Option 1: Re-read with tcpdump

Replaying a pcap through tcpdump -r file.pcap is lightweight and available everywhere. But tcpdump’s output is line-oriented text with limited protocol awareness — good for a quick eyeball, not useful for extracting specific fields or computing per-protocol byte counts.

Option 2: Parse raw bytes with Python (scapy / dpkt)

scapy gives you full Python control. Iterate every packet, build any statistic you want. The downside is real: setup overhead, sluggish performance on files above 50MB, and you end up reimplementing protocol parsing that Wireshark already handles correctly — including edge cases you’d never think of.
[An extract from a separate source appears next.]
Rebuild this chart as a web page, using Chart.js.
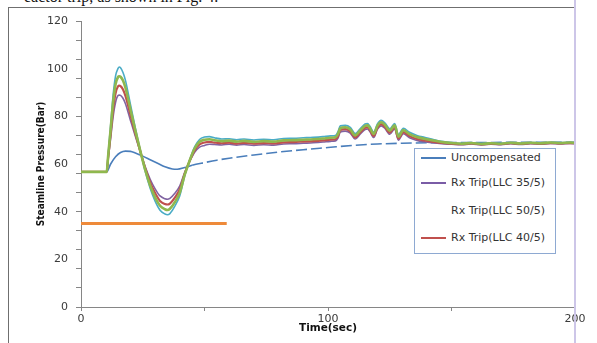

Option 3: tshark with field extraction

tshark ships with Wireshark and understands 3000+ protocols out of the box. Filter with display filters (same syntax as Wireshark’s GUI), extract named fields into tab-separated columns, and pipe the output to awk, sort, or Python. It’s the fastest path from a pcap file to a concrete answer.

Pros and Cons

tshark strengths

Full Wireshark dissection engine — correct protocol parsing, including TLS handshakes, HTTP/2, DNS over TCP, etc.
Display filter syntax is expressive and well-documented
Field names are stable and predictable (ip.src, tcp.dstport, http.request.uri)
Built-in statistics commands (-z flag) that skip external processing entirely
Works on live interfaces and existing pcap files with the same flags

tshark weaknesses

Large binary footprint — Wireshark pulls in Qt and dozens of dissector libraries
Memory climbs on very large captures when building conversation tables
The -z statistics flags have inconsistent syntax across major versions
Not installed by default on minimal server images

When to pick tcpdump instead

Spot-checking a capture or confirming a packet reached a host? tcpdump is faster to type and always present. Reach for tshark when you have a specific question: “How many DNS queries returned NXDOMAIN?” or “Which IPs sent the most bytes?”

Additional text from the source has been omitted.